Sonntag, 28. Oktober 2012

15. Moralia


Moralia

Unsere Wertevorstellungen, insoweit es denn unsere reflektierten sind, wurden uns seit frühester Kindheit aufoktroyiert. Da war Tante Else und Onkel Karl, Oma Metternich und Opa Karl, unsere Eltern, die uns sagten, was richtig, was falsch war. Tue dies nicht, tue das nicht, mache es so und nicht anders. Solange Du Deine Füße unter meinen Tisch stellst,…! Danach kamen die Kindergärtnerinnen dazu, wechselten zu den Lehrern, wobei zu dem Zeitpunkt der Oberstufe schon Hopfen und Malz verloren zu sein schien. Auch das persönliche Umfeld aus Mitschülern, Freunden und Freundinnen prägte uns, und vermittelte uns ein Bild des Lebens, von dem wir annehmen mussten, das es sich so gehörte.
Die Moral war da, eine Institution in unseren Köpfen, gehegt und gepflegt durch die Normen der Gesellschaft, die uns am liebsten mit der Unterstützung der Kirche zu funktionierenden Menschen formen wollten.

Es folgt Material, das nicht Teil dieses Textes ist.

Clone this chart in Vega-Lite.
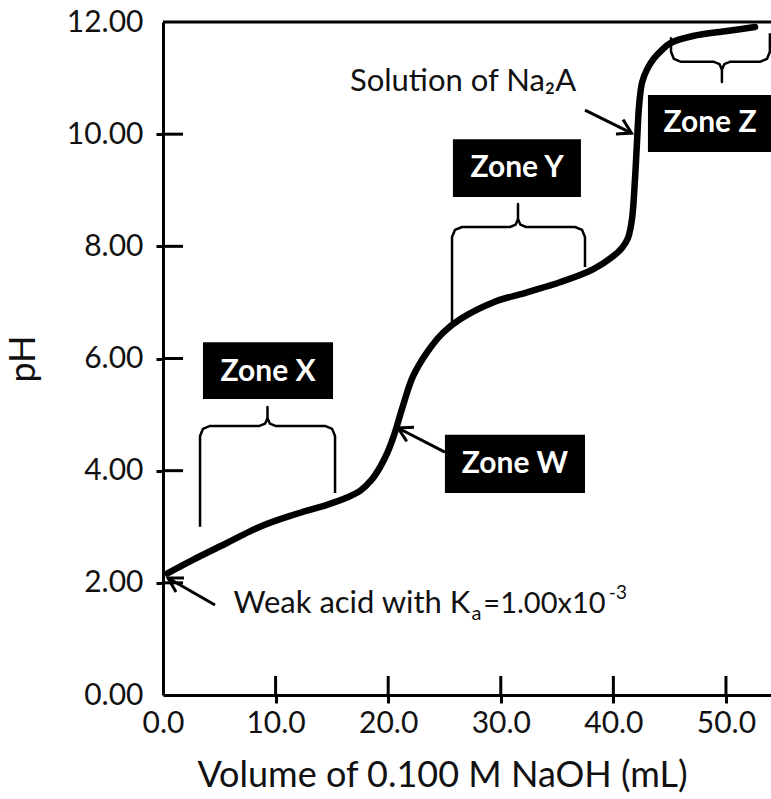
{
  "$schema": "https://vega.github.io/schema/vega-lite/v6.json",
  "width": 608,
  "height": 673,
  "autosize": {"type": "none"},
  "padding": {"left": 163, "top": 22, "right": 0, "bottom": 104},
  "background": "white",
  "config": {"view": {"stroke": null}, "font": "Lato"},
  "datasets": {
    "curve": [
      {"x": 0.4, "y": 2.17}, {"x": 2.66, "y": 2.41}, {"x": 5.68, "y": 2.71}, {"x": 8.61, "y": 3.0},
      {"x": 11.55, "y": 3.21}, {"x": 14.56, "y": 3.39}, {"x": 16.34, "y": 3.52}, {"x": 17.5, "y": 3.64},
      {"x": 18.5, "y": 3.83}, {"x": 19.3, "y": 4.07}, {"x": 19.95, "y": 4.33}, {"x": 20.5, "y": 4.62},
      {"x": 21.3, "y": 5.15}, {"x": 22.2, "y": 5.68}, {"x": 23.45, "y": 6.11}, {"x": 24.87, "y": 6.46},
      {"x": 26.38, "y": 6.7}, {"x": 29.31, "y": 7.0}, {"x": 32.33, "y": 7.18}, {"x": 35.26, "y": 7.36},
      {"x": 38.19, "y": 7.59}, {"x": 39.96, "y": 7.82}, {"x": 40.8, "y": 7.98}, {"x": 41.3, "y": 8.15},
      {"x": 41.65, "y": 8.48}, {"x": 41.92, "y": 9.2}, {"x": 42.1, "y": 9.86}, {"x": 42.28, "y": 10.5},
      {"x": 42.55, "y": 10.92}, {"x": 43.0, "y": 11.16}, {"x": 43.6, "y": 11.35}, {"x": 44.3, "y": 11.5},
      {"x": 45.03, "y": 11.62}, {"x": 47.07, "y": 11.75}, {"x": 50.09, "y": 11.84}, {"x": 52.58, "y": 11.91}
    ],
    "zones": [
      {"x": 3.55, "x2": 15.1, "y": 6.29, "y2": 5.28},
      {"x": 25.75, "x2": 37.12, "y": 9.91, "y2": 8.88},
      {"x": 25.04, "x2": 37.48, "y": 4.64, "y2": 3.6},
      {"x": 43.07, "x2": 54.5, "y": 10.7, "y2": 9.68}
    ],
    "zoneText": [
      {"x": 9.33, "y": 5.76, "label": "Zone X"},
      {"x": 31.44, "y": 9.4, "label": "Zone Y"},
      {"x": 31.26, "y": 4.12, "label": "Zone W"},
      {"x": 48.58, "y": 10.2, "label": "Zone Z"}
    ],
    "braces": [
      {"b": "X", "i": 1, "x": 3.29, "y": 3.0}, {"b": "X", "i": 2, "x": 3.29, "y": 4.619},
      {"b": "X", "i": 3, "x": 3.55, "y": 4.745}, {"b": "X", "i": 4, "x": 4.178, "y": 4.797},
      {"b": "X", "i": 5, "x": 8.57, "y": 4.797}, {"b": "X", "i": 6, "x": 9.072, "y": 4.839},
      {"b": "X", "i": 7, "x": 9.28, "y": 4.94}, {"b": "X", "i": 8, "x": 9.28, "y": 5.135},
      {"b": "X", "i": 9, "x": 9.28, "y": 4.94}, {"b": "X", "i": 10, "x": 9.488, "y": 4.839},
      {"b": "X", "i": 11, "x": 9.99, "y": 4.797}, {"b": "X", "i": 12, "x": 14.392, "y": 4.797},
      {"b": "X", "i": 13, "x": 15.02, "y": 4.745}, {"b": "X", "i": 14, "x": 15.28, "y": 4.619},
      {"b": "X", "i": 15, "x": 15.28, "y": 3.6},
      {"b": "Y", "i": 1, "x": 25.67, "y": 6.65}, {"b": "Y", "i": 2, "x": 25.67, "y": 8.167},
      {"b": "Y", "i": 3, "x": 25.93, "y": 8.293}, {"b": "Y", "i": 4, "x": 26.558, "y": 8.345},
      {"b": "Y", "i": 5, "x": 30.82, "y": 8.345}, {"b": "Y", "i": 6, "x": 31.322, "y": 8.387},
      {"b": "Y", "i": 7, "x": 31.53, "y": 8.488}, {"b": "Y", "i": 8, "x": 31.53, "y": 8.755},
      {"b": "Y", "i": 9, "x": 31.53, "y": 8.488}, {"b": "Y", "i": 10, "x": 31.738, "y": 8.387},
      {"b": "Y", "i": 11, "x": 32.24, "y": 8.345}, {"b": "Y", "i": 12, "x": 36.592, "y": 8.345},
      {"b": "Y", "i": 13, "x": 37.22, "y": 8.293}, {"b": "Y", "i": 14, "x": 37.48, "y": 8.167},
      {"b": "Y", "i": 15, "x": 37.48, "y": 7.63},
      {"b": "Z", "i": 1, "x": 45.12, "y": 11.73}, {"b": "Z", "i": 2, "x": 45.12, "y": 11.468},
      {"b": "Z", "i": 3, "x": 45.38, "y": 11.342}, {"b": "Z", "i": 4, "x": 46.008, "y": 11.29},
      {"b": "Z", "i": 5, "x": 48.93, "y": 11.29}, {"b": "Z", "i": 6, "x": 49.432, "y": 11.248},
      {"b": "Z", "i": 7, "x": 49.64, "y": 11.147}, {"b": "Z", "i": 8, "x": 49.64, "y": 10.93},
      {"b": "Z", "i": 9, "x": 49.64, "y": 11.147}, {"b": "Z", "i": 10, "x": 49.848, "y": 11.248},
      {"b": "Z", "i": 11, "x": 50.35, "y": 11.29}, {"b": "Z", "i": 12, "x": 53.012, "y": 11.29},
      {"b": "Z", "i": 13, "x": 53.64, "y": 11.342}, {"b": "Z", "i": 14, "x": 53.9, "y": 11.468},
      {"b": "Z", "i": 15, "x": 53.9, "y": 11.8}
    ],
    "arrows": [
      {"a": "A1", "i": 1, "x": 4.62, "y": 1.605}, {"a": "A1", "i": 2, "x": 0.444, "y": 2.086},
      {"a": "H1", "i": 1, "x": 1.155, "y": 1.837}, {"a": "H1", "i": 2, "x": 0.444, "y": 2.086}, {"a": "H1", "i": 3, "x": 1.865, "y": 2.086},
      {"a": "A2", "i": 1, "x": 25.04, "y": 4.33}, {"a": "A2", "i": 2, "x": 20.87, "y": 4.761},
      {"a": "H2", "i": 1, "x": 21.65, "y": 4.522}, {"a": "H2", "i": 2, "x": 20.87, "y": 4.761}, {"a": "H2", "i": 3, "x": 22.29, "y": 4.775},
      {"a": "A3", "i": 1, "x": 37.48, "y": 10.43}, {"a": "A3", "i": 2, "x": 41.61, "y": 10.02},
      {"a": "H3", "i": 1, "x": 40.86, "y": 10.259}, {"a": "H3", "i": 2, "x": 41.61, "y": 10.02}, {"a": "H3", "i": 3, "x": 40.23, "y": 10.002}
    ],
    "noteSolution": [{"x": 16.6, "y": 10.93, "label": "Solution of Na₂A"}],
    "noteK": [{"x": 27.3, "y": 1.62, "label": "Weak acid with K"}],
    "noteKsub": [{"x": 27.4, "y": 1.62, "label": "a"}],
    "noteKval": [{"x": 28.45, "y": 1.62, "label": "=1.00x10"}],
    "noteKsup": [{"x": 39.6, "y": 1.62, "label": "-3"}],
    "xticks": [
      {"x": 10, "y": 0, "y2": 0.34}, {"x": 20, "y": 0, "y2": 0.34}, {"x": 30, "y": 0, "y2": 0.34},
      {"x": 40, "y": 0, "y2": 0.34}, {"x": 50, "y": 0, "y2": 0.34}
    ],
    "yticks": [
      {"x": 0, "x2": 1.78, "y": 2}, {"x": 0, "x2": 1.78, "y": 4}, {"x": 0, "x2": 1.78, "y": 6},
      {"x": 0, "x2": 1.78, "y": 8}, {"x": 0, "x2": 1.78, "y": 10}
    ],
    "top": [{"x": 0, "x2": 54, "y": 12}]
  },
  "encoding": {
    "x": {
      "field": "x", "type": "quantitative",
      "scale": {"domain": [0, 54], "nice": false, "zero": false},
      "axis": {
        "values": [0, 10, 20, 30, 40, 50], "format": ".1f", "grid": false,
        "title": "Volume of 0.100 M NaOH (mL)", "titleFontSize": 36, "titleFontWeight": "normal",
        "titleColor": "#111", "titleX": 279, "titleAlign": "center", "titlePadding": 20,
        "labelFontSize": 30, "labelColor": "#111", "labelPadding": 5, "labelFlush": false,
        "labelOverlap": false, "labelBound": false,
        "tickSize": 8, "tickWidth": 3, "tickColor": {"condition": {"test": "datum.value == 0", "value": "transparent"}, "value": "black"},
        "domainColor": "black", "domainWidth": 3
      }
    },
    "y": {
      "field": "y", "type": "quantitative",
      "scale": {"domain": [0, 12], "nice": false, "zero": false},
      "axis": {
        "values": [0, 2, 4, 6, 8, 10, 12], "format": ".2f", "grid": false,
        "title": "pH", "titleFontSize": 36, "titleFontWeight": "normal", "titleColor": "#111", "titlePadding": 24,
        "labelFontSize": 30, "labelColor": "#111", "labelPadding": 13, "labelOverlap": false,
        "tickSize": 7, "tickWidth": 3, "tickColor": {"condition": {"test": "datum.value == 0 || datum.value == 12", "value": "transparent"}, "value": "black"},
        "domainColor": "black", "domainWidth": 3
      }
    }
  },
  "layer": [
    {"data": {"name": "top"}, "mark": {"type": "rule", "color": "black", "strokeWidth": 3}, "encoding": {"x2": {"field": "x2"}}},
    {"data": {"name": "xticks"}, "mark": {"type": "rule", "color": "black", "strokeWidth": 3}, "encoding": {"y2": {"field": "y2"}}},
    {"data": {"name": "yticks"}, "mark": {"type": "rule", "color": "black", "strokeWidth": 3}, "encoding": {"x2": {"field": "x2"}}},
    {"data": {"name": "zones"}, "mark": {"type": "rect", "color": "black"}, "encoding": {"x2": {"field": "x2"}, "y2": {"field": "y2"}}},
    {"data": {"name": "zoneText"}, "mark": {"type": "text", "color": "white", "fontSize": 30, "fontWeight": "bold", "align": "center", "baseline": "middle"}, "encoding": {"text": {"field": "label"}}},
    {"data": {"name": "braces"}, "mark": {"type": "line", "color": "black", "strokeWidth": 2.5, "strokeJoin": "round"}, "encoding": {"detail": {"field": "b"}, "order": {"field": "i"}}},
    {"data": {"name": "arrows"}, "mark": {"type": "line", "color": "black", "strokeWidth": 3, "strokeJoin": "miter", "strokeCap": "butt"}, "encoding": {"detail": {"field": "a"}, "order": {"field": "i"}}},
    {"data": {"name": "curve"}, "mark": {"type": "line", "color": "black", "strokeWidth": 6.5, "interpolate": "catmull-rom", "strokeCap": "round"}, "encoding": {}},
    {"data": {"name": "noteSolution"}, "mark": {"type": "text", "color": "#111", "fontSize": 31, "align": "left", "baseline": "middle"}, "encoding": {"text": {"field": "label"}}},
    {"data": {"name": "noteK"}, "mark": {"type": "text", "color": "#111", "fontSize": 31, "align": "right", "baseline": "middle"}, "encoding": {"text": {"field": "label"}}},
    {"data": {"name": "noteKsub"}, "mark": {"type": "text", "color": "#111", "fontSize": 20, "align": "left", "baseline": "middle", "dy": 10}, "encoding": {"text": {"field": "label"}}},
    {"data": {"name": "noteKval"}, "mark": {"type": "text", "color": "#111", "fontSize": 29, "align": "left", "baseline": "middle"}, "encoding": {"text": {"field": "label"}}},
    {"data": {"name": "noteKsup"}, "mark": {"type": "text", "color": "#111", "fontSize": 19, "align": "left", "baseline": "middle", "dy": -11}, "encoding": {"text": {"field": "label"}}}
  ]
}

   Doch irgendwann war es soweit! Wir konnten lesen. Denken und fragen konnten wir schon immer. Aber das Lesen kam erst etwas später. Entscheidend war aber der Zeitpunkt, der uns hinleitete über das zu entscheiden, was wir lesen! Für mich und meinen Freundeskreis sollte es damals in den späten 1970er und frühen 1980er Jahren der Durchbruch sein. Wir stellten in nächtelangen Gesprächen bei schier endlosen Kannen Tee die Frage nach Sinn und Unsinn des Daseins, palaverten über Werte und Moralia, tauschten uns aus über Menschen und Gefühle. Nach Literatur verschriener Werke und dem Lauschen renitenter Barden sollten wir Vieles in Frage stellen! Nicht alles haben wir über die Planke gehen lassen. Doch vieles wurde neu geordnet. Schon diese Gedanken und Erlebnisse würden ein Buch füllen, jedoch hier möchte ich in Anlehnung an mein eigentliches Thema einiges vermerken.

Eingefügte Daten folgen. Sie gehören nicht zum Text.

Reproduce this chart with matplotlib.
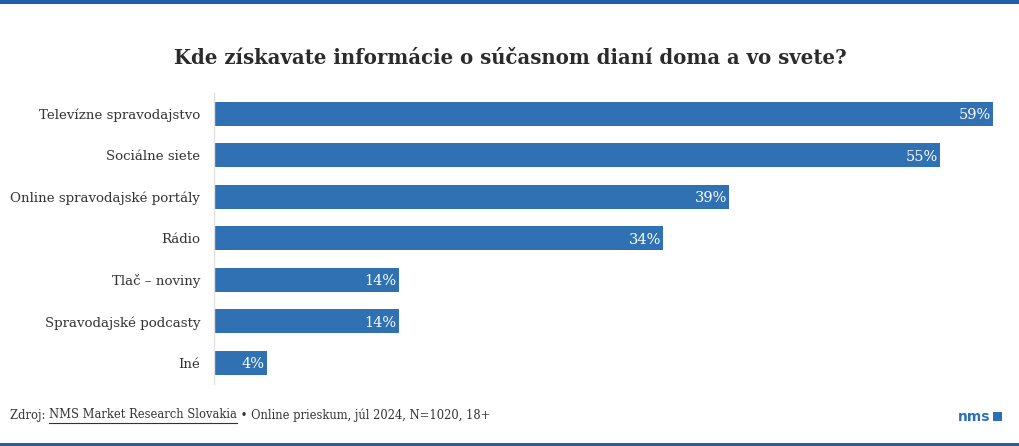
import matplotlib
matplotlib.use('Agg')
import matplotlib.pyplot as plt
from matplotlib.patches import Rectangle
from matplotlib.lines import Line2D

# Data
categories = ['Televízne spravodajstvo', 'Sociálne siete', 'Online spravodajské portály',
              'Rádio', 'Tlač – noviny', 'Spravodajské podcasty', 'Iné']
values = [59, 55, 39, 34, 14, 14, 4]

title = 'Kde získavate informácie o súčasnom dianí doma a vo svete?'
source_prefix = 'Zdroj: '
source_link = 'NMS Market Research Slovakia'
source_rest = ' • Online prieskum, júl 2024, N=1020, 18+'

bar_color = '#2f71b3'
text_color = '#333333'
serif = ['DejaVu Serif']

W, H = 1020, 446
fig = plt.figure(figsize=(W / 100, H / 100), dpi=100)
fig.patch.set_facecolor('white')

# Top and bottom brand lines
fig.add_artist(Rectangle((0, 1 - 4 / H), 1, 4 / H, transform=fig.transFigure, color='#1f5fa8', lw=0))
fig.add_artist(Rectangle((0, 0), 1, 3 / H, transform=fig.transFigure, color='#2a5f95', lw=0))

# Axes placement in pixels
left, right, top, bottom = 214, 993, 93, 383.5
ax = fig.add_axes([left / W, 1 - bottom / H, (right - left) / W, (bottom - top) / H])
ypos = list(range(len(categories)))
ax.barh(ypos, values, height=0.58, color=bar_color)
ax.set_xlim(0, max(values))
ax.set_ylim(len(categories) - 0.5, -0.5)
ax.set_yticks(ypos)
ax.set_yticklabels(categories, fontsize=9.6, color=text_color, family=serif)
ax.tick_params(axis='y', length=0, pad=10)
for lab in ax.get_yticklabels():
    lab.set_va('center_baseline')
ax.set_xticks([])
for s in ['top', 'right', 'bottom']:
    ax.spines[s].set_visible(False)
ax.spines['left'].set_color('#e3e3e3')
ax.spines['left'].set_linewidth(1)

for y, v in zip(ypos, values):
    ax.text(v - 0.15, y, f'{v}%', ha='right', va='center_baseline', color='white',
            fontsize=10.5, family=serif)

# Title
fig.text(0.5, 1 - 58 / H, title, ha='center', va='center', fontsize=14.2, fontweight='bold',
         color='#2b2b2b', family=serif)

# Footer with underlined link
fig.canvas.draw()
renderer = fig.canvas.get_renderer()
fy = 1 - 415 / H
x = 10 / W
pieces = [source_prefix, source_link, source_rest]
for i, txt in enumerate(pieces):
    t = fig.text(x, fy, txt, ha='left', va='center', fontsize=8.3, color=text_color, family=serif)
    bb = t.get_window_extent(renderer)
    if i == 1:
        uy = 1 - 423 / H
        fig.add_artist(Line2D([bb.x0 / W, bb.x1 / W], [uy, uy], transform=fig.transFigure,
                              color=text_color, lw=0.8))
    x = bb.x1 / W

# nms logo
fig.text(990 / W, 1 - 417 / H, 'nms', ha='right', va='center', fontsize=10, fontweight='bold',
         color='#2a6fb8', family=['DejaVu Sans'])
fig.add_artist(Rectangle((993 / W, 1 - 421 / H), 9 / W, 9 / H, transform=fig.transFigure,
                         color='#2a6fb8', lw=0))

fig.savefig('out.png', dpi=100, facecolor='white')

   Ich habe mir damals vieles von unseren Gedanken aufgeschrieben, diese Aufzeichnungen habe ich noch heute. Eine Kernaussage ist die Infragestellung der Moral, die da beginnt mit der Einleitung :"Man tut das nicht…". Sicher war uns bewusst, dass die Menschen in einer Gemeinschaft leben. Daher sind Übereinkünfte unabdingbar. Doch die Anzahl, sowie die Art und Weise der "Doktrin" sind in unseren Augen mindestens überzogen. Keiner  von uns stellt sich außerhalb der Gesellschaft auf, identifizieren wir uns doch über die Wechselbeziehungen zum Mitmenschen. Ein Blick über den europäischen Tellerrand bestätigt schon die Divergenz der Moral in den Gesellschaften.
(Wenn nicht schon die auseinanderdriftenden Vorstellungen von Moral zum Nachbarhaus eklatant sein können.)

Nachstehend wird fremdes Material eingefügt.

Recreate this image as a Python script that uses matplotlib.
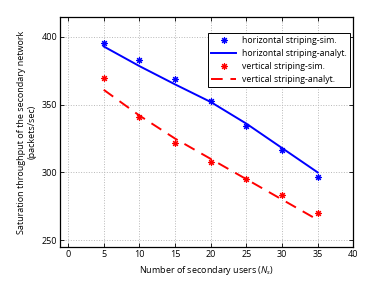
import matplotlib
matplotlib.use("Agg")
import matplotlib.pyplot as plt

plt.rcParams['font.family'] = ['Open Sans', 'DejaVu Sans']
plt.rcParams['mathtext.fontset'] = 'custom'
plt.rcParams['mathtext.it'] = 'Open Sans:italic'

users = [5, 10, 15, 20, 25, 30, 35]
horiz_sim = [395.5, 383, 369, 352.5, 334.5, 316.5, 296.5]
horiz_analyt = [393, 378.5, 365, 352, 336, 318, 300]
vert_sim = [369.5, 341, 321.5, 308, 295, 283, 270]
vert_analyt = [361, 342, 325, 310, 295, 280, 265]

xticks = [0, 5, 10, 15, 20, 25, 30, 35, 40]
yticks = [250, 300, 350, 400]

fig = plt.figure(figsize=(3.74, 2.99), dpi=100)
ax = fig.add_axes([0.161, 0.174, 0.784, 0.769])

ast = (8, 2, 0)
ax.plot(users, horiz_sim, linestyle='none', marker=ast, color='#0000ff', markersize=4.8, markeredgewidth=0.8,
        label='horizontal striping-sim.')
ax.plot(users, horiz_analyt, color='#0000ff', linewidth=1.4, label='horizontal striping-analyt.')
ax.plot(users, vert_sim, linestyle='none', marker=ast, color='#ff0000', markersize=4.8, markeredgewidth=0.8,
        label='vertical striping-sim.')
ax.plot(users, vert_analyt, color='#ff0000', linewidth=1.4, dashes=(6, 4), label='vertical striping-analyt.')

ax.set_xlim(-1.1, 40)
ax.set_ylim(245, 414.7)
ax.set_xticks(xticks)
ax.set_yticks(yticks)
ax.tick_params(direction='in', length=3, width=0.6, labelsize=6.5, top=True, right=True, pad=2)
ax.grid(True, linestyle=':', color='#b8b8b8', linewidth=0.7)
for s in ax.spines.values():
    s.set_linewidth(0.9)

ax.set_xlabel('Number of secondary users ($N_s$)', fontsize=6.5, labelpad=4)
ax.set_ylabel('Saturation throughput of the secondary network\n(packets/sec)', fontsize=6.5, labelpad=4)

leg = ax.legend(loc='upper right', bbox_to_anchor=(0.995, 0.94), fontsize=6.3, frameon=True, fancybox=False,
                edgecolor='black', framealpha=1, handlelength=2.8, borderpad=0.4, labelspacing=0.45,
                handletextpad=0.7, borderaxespad=0.2)
leg.get_frame().set_linewidth(0.7)

fig.savefig('out.png', dpi=100)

   Angepasst sein, mit dem Strom schwimmen, sich wie ein Fähnchen im Wind drehen sind Verhaltensweisen, die die wenigsten Menschen bestätigen möchten. Jeder wähnt sich anders. Ich halte mich auch für nicht konform, mein Verhalten für stets angepasst. Die entscheidende Art und Weise finde ich nur in der Stärke der Auslegung. Wer mag sagen, wo die Grenzen sind, was noch vertretbar ist oder zu weit(für wen) geht? Um mich richtig zu verstehen, ich halte hier kein Plädoyer zur Niederschlagung aller Normen, ich ermuntere nur jeden seine eigene Moral, sein Erwachsenen-Ich zu überdenken, denn auch wenn sich herausstellt, die Werte der Gesellschaft stimmen in weiten Teilen mit meinen überarbeiteten Ideen überein, so habe ich durch diesen Prozess ein Stück weit Charakterentwicklung betrieben. 
   Was ich ausdrücken möchte ist die Aufforderung zur Wahrhaftigkeit, auch dann, wenn einige Reparaturen oder Restaurierungsmaßnahmen vonnöten sind. Auf einem gesunden Fundament kann ein authentischer Mensch entstehen. Und Freunde und Freundinnen können dabei helfen und natürlich partizipieren.